Griffith and Trapecar decided to further explore these findings, using their microphysiological model. For their work, they teamed up with Jaenisch’s lab at the Whitehead Institute. Jaenisch had previously developed a way to transform fibroblast cells from Parkinson’s patients into pluripotent stem cells, which can then be induced to differentiate into different types of brain cells—neurons, astrocytes, and microglia.

Source: Image courtesy of Martin Trapecar, MIT

More than 80% of Parkinson’s cases cannot be linked to a specific gene mutation, but the rest do have a genetic cause. The cells that the MIT researchers used for their Parkinson’s model carry a mutation (A53T) that causes accumulation of the alpha synuclein protein, which damages neurons and causes inflammation in brain cells. Jaenisch’s lab has also generated brain cells that have this mutation corrected, but are otherwise genetically identical and from the same patient as the diseased cells.

Griffith and Trapecar first studied these two sets of brain cells in microphysiological systems that were not connected to any other tissues, and found that the Parkinson’s disease cells showed more inflammation than the healthy, corrected cells. The PD cells also had impairments in their ability to metabolize lipids and cholesterol.

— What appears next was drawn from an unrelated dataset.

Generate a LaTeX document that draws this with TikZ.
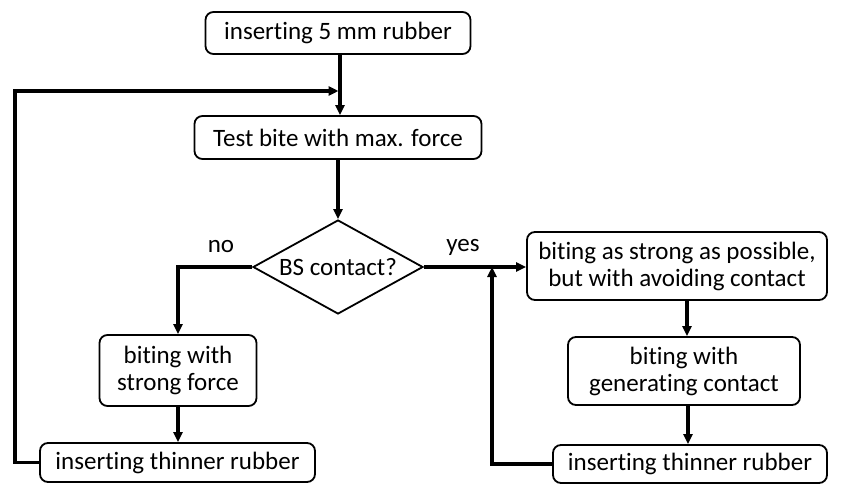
\documentclass[tikz,border=0pt]{standalone}
\usepackage{fontspec}
\setmainfont[RawFeature={-liga}]{Carlito}
\usetikzlibrary{shapes.geometric,arrows.meta}
\begin{document}
\begin{tikzpicture}[x=1pt,y=-1pt,
  every node/.style={font=\fontsize{25}{27}\selectfont},
  procbox/.style={draw, line width=1.8pt, rounded corners=8pt, align=center, inner sep=0pt},
  decbox/.style={draw, line width=1.8pt, diamond, aspect=1.8, inner sep=0pt},
  flow/.style={line width=3.2pt, -{Triangle[length=10pt,width=9pt]}},
  lbl/.style={inner sep=0pt}]
\useasboundingbox (0,0) rectangle (844,484);
\node[procbox, minimum width=265pt, minimum height=42pt] (b1) at (338,33) {inserting 5 mm rubber};
\node[procbox, minimum width=287pt, minimum height=43pt] (b2) at (338,137.5) {Test bite with max. force};
\node[decbox, minimum width=170pt, minimum height=94pt] (d) at (338,267) {BS contact?};
\node[procbox, minimum width=300pt, minimum height=68pt] (b3) at (677,266) {biting as strong as possible,\\but with avoiding contact};
\node[procbox, minimum width=232pt, minimum height=68pt] (b4) at (684,371) {biting with\\generating contact};
\node[procbox, minimum width=274pt, minimum height=38pt] (b5) at (690,464) {inserting thinner rubber};
\node[procbox, minimum width=157pt, minimum height=71pt] (b6) at (178,370.5) {biting with\\strong force};
\node[procbox, minimum width=275pt, minimum height=39pt] (b7) at (177.5,462.5) {inserting thinner rubber};
\coordinate (m) at (340,91);
\coordinate (yj) at (492,267);
\node[lbl] (no) at (221,247) {no};
\node[lbl] (yes) at (463,247) {yes};
\draw[flow] (b1.south -| m) -- (b2.north -| m);
\draw[flow] (b2) -- (d);
\draw[flow] (d.east) -- (b3.west |- d.east);
\draw[flow] (d.west) -| (b6.north);
\draw[flow] (b6) -- (b6 |- b7.north);
\draw[flow] (b3.south -| 687,0) -- (b4.north -| 687,0);
\draw[flow] (b4.south -| 688,0) -- (b5.north -| 688,0);
\draw[flow] (b5.west) -| (yj);
\draw[flow] (b7.west) -| (15,91) -- ([xshift=-1.5pt]m);
\end{tikzpicture}
\end{document}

The researchers then connected the brain cells to tissue models of the colon and liver, using channels that allow immune cells and nutrients, including SCFAs, to flow between them. They found that for healthy brain cells, exposure to SCFAs was beneficial, and helped them to mature. However, when brain cells derived from Parkinson’s patients were exposed to SCFAs, the beneficial effects disappeared. Instead, the cells experienced higher levels of protein misfolding and cell death.

These effects were seen even when immune cells were removed from the system, leading the researchers to hypothesize that the effects are mediated by changes to lipid metabolism. “It seems that short-chain fatty acids can be linked to neurodegenerative diseases by affecting lipid metabolism rather than directly affecting a certain immune cell population,” Trapecar said. “Now the goal for us is to try to understand this.”

The findings offer support for the notion that human tissue models could provide insights that animal models cannot, Griffith said. The researchers plan to model other types of neurological diseases that may be influenced by the gut microbiome.

“We have created a human gut-liver-cerebral physiomimetic system that incorporates cells of both the innate and adaptive immune system,” the authors stated. “Using this approach and advanced genetic tools, we were able to observe increased maturation of hiPSC-derived neurons, astrocytes, and microglia on the transcriptomic level. Our conceptual and experimental model of continuous and prolonged interactive immune-metabolic cross-talk between organ systems represents a significant advance in modeling the human gut-brain axis in the context of NDs in vitro.”

Griffith further noted, “We should be really pushing development of these, because it is important to start bringing more human features into our models. We have been able to start getting insights into the human condition that are hard to get from mice.” The team is now working on a new version of the model that will include micro blood vessels connecting different tissue types, which will allow researchers to study how blood flow between tissues influences them.